Today’s reflection is from Katie Grimes, an assistant professor of theology at Villanova University, Pennsylvania.

This week’s readings seem to tell a rather straightforward story: Jesus is the fulfillment of the promises God made to King David, in particular, and to the people of Israel, in general. And surely this is how many Christians typically read this set of texts.  Some of us may even go further, adopting supersessionism, which is the idea that, more than simply being the fulfillment of God’s promises to Israel, the church may seem to have replaced the Jewish people as God’s chosen people.

I have to admit, I do not know how to interpret this week’s collection of readings. They make me uneasy because they seem to write Jewish people out of their own story.  Jewish people were cast in a role, but they did not get to finish the play. But the events of last century have made many Christians uncomfortable with this supersessionist understanding of salvation history. Especially after the Holocaust, Christians began to recognize how certain anti-Jewish church teachings helped to create a culture in which so many Christians perceived Jewish people as a “problem” to which the Nazis had a “final solution.”

Since then, many Christians have been reading our sacred texts in a new way. For example, the bishops who gathered at Vatican II denounced supersessionist theologies when they affirmed that the Jewish people remain God’s chosen people. After all, how could we continue to hope in a God who breaks Her promises? In a similar way, New Testament scholars emphasize the Jewish character of Jesus’ teachings: Jesus was Jewish not just by birth but by belief as well.

Ultimately, then, I do not know how to reconcile what I believe God has revealed to us in this reading from the Gospel of Luke with what I believe God has revealed to us in the horrors of the Holocaust.

Similarly, LGBT Catholics have been on both sides of the church’s sacred texts.
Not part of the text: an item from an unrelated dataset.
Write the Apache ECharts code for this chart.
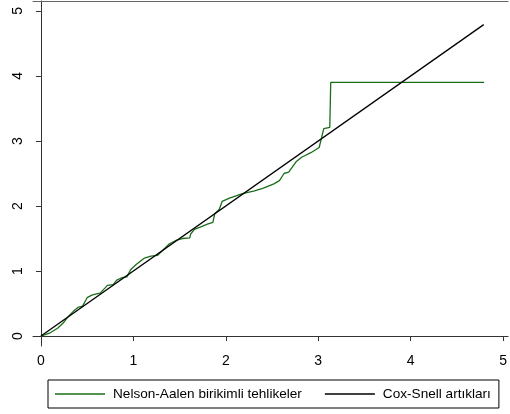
<!DOCTYPE html>
<html>
<head>
<meta charset="utf-8">
<script src="https://cdn.jsdelivr.net/npm/echarts@6/dist/echarts.min.js"></script>
<style>
  html, body { margin: 0; padding: 0; background: #fff; }
  #chart { width: 510px; height: 414px; }
</style>
</head>
<body>
<div id="chart"></div>
<script>
// Cox-Snell residuals (x) vs Nelson-Aalen cumulative hazard (y)
const nelsonAalen = [
  [0, 0], [0.1, 0.05], [0.18, 0.12], [0.24, 0.2], [0.29, 0.29], [0.35, 0.38],
  [0.4, 0.44], [0.45, 0.46], [0.5, 0.59], [0.55, 0.63], [0.6, 0.65], [0.64, 0.66],
  [0.72, 0.78], [0.78, 0.79], [0.82, 0.86], [0.88, 0.9], [0.93, 0.91], [0.97, 1.02],
  [1.03, 1.1], [1.12, 1.2], [1.19, 1.23], [1.26, 1.24], [1.34, 1.35], [1.39, 1.42],
  [1.46, 1.47], [1.53, 1.5], [1.61, 1.51], [1.62, 1.57], [1.66, 1.64], [1.73, 1.68],
  [1.8, 1.72], [1.86, 1.75], [1.88, 1.88], [1.93, 1.95], [1.96, 2.07], [2.04, 2.12],
  [2.18, 2.19], [2.3, 2.23], [2.4, 2.27], [2.52, 2.34], [2.58, 2.39], [2.63, 2.5],
  [2.68, 2.52], [2.76, 2.68], [2.82, 2.75], [2.92, 2.82], [3.01, 2.9], [3.03, 2.93],
  [3.06, 3.19], [3.125, 3.21], [3.135, 3.9], [4.795, 3.9]
]
const coxSnell = [[0, 0], [4.79, 4.79]]
const tickValues = [0, 1, 2, 3, 4, 5]
const seriesNames = ['Nelson-Aalen birikimli tehlikeler', 'Cox-Snell artıkları']

const font = 'Liberation Sans, Arial, sans-serif'
const axisColor = '#333'

const chart = echarts.init(document.getElementById('chart'))

chart.setOption({
  backgroundColor: '#fff',
  animation: false,
  textStyle: { fontFamily: font },
  grid: { left: 33, right: 0, top: 1, bottom: 68 },
  legend: {
    data: seriesNames,
    left: 48,
    top: 380,
    padding: [7, 8, 7, 7],
    borderColor: '#000',
    borderWidth: 1,
    borderRadius: 0,
    itemGap: 23,
    itemWidth: 50,
    itemHeight: 1.5,
    icon: 'rect',
    selectedMode: false,
    textStyle: { fontSize: 13.6, color: '#000', fontFamily: font, padding: [0, 0, 0, 3] }
  },
  xAxis: [
    {
      type: 'value',
      min: -0.086,
      max: 5.054,
      splitLine: { show: false },
      axisLine: { lineStyle: { color: axisColor, width: 1 } },
      axisTick: { customValues: tickValues, length: 5, lineStyle: { color: axisColor } },
      axisLabel: { customValues: tickValues, margin: 8, fontSize: 14, color: '#000', fontFamily: font }
    },
    {
      type: 'value',
      position: 'top',
      min: -0.086,
      max: 5.054,
      splitLine: { show: false },
      axisLine: { show: true, lineStyle: { color: '#666', width: 1 } },
      axisTick: { show: false },
      axisLabel: { show: false }
    }
  ],
  yAxis: {
    type: 'value',
    min: -0.153,
    max: 5.153,
    splitLine: { show: false },
    axisLine: { show: true, lineStyle: { color: axisColor, width: 1 } },
    axisTick: { show: true, customValues: tickValues, length: 5, lineStyle: { color: axisColor } },
    axisLabel: { customValues: tickValues, rotate: 90, margin: 8, fontSize: 14, color: '#000', fontFamily: font }
  },
  series: [
    {
      name: seriesNames[0],
      type: 'line',
      data: nelsonAalen,
      symbol: 'none',
      lineStyle: { color: '#1a6e1a', width: 1.3 },
      itemStyle: { color: '#1a6e1a' }
    },
    {
      name: seriesNames[1],
      type: 'line',
      data: coxSnell,
      symbol: 'none',
      lineStyle: { color: '#000', width: 1.3 },
      itemStyle: { color: '#000' }
    }
  ]
})
</script>
</body>
</html>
They know how Scripture can both console and terrorize; they have experienced it as both balm and bludgeon. They know what it’s like to be pushed out of their own families, friend groups, and church communities.

But LGBT Catholics also know that the Word of God is not a time capsule whose contents must be preserved in some well-guarded museum. They know it is a living person, whom we can only encounter. Thus, Advent is not just a time to wait for God to do in the future what He has promised in the past. Advent reminds us that we are still only in the middle of the story. We are not Luke the Evangelist writing after Jesus has come; we are David the King or Mary the virgin awaiting Jesus’ coming.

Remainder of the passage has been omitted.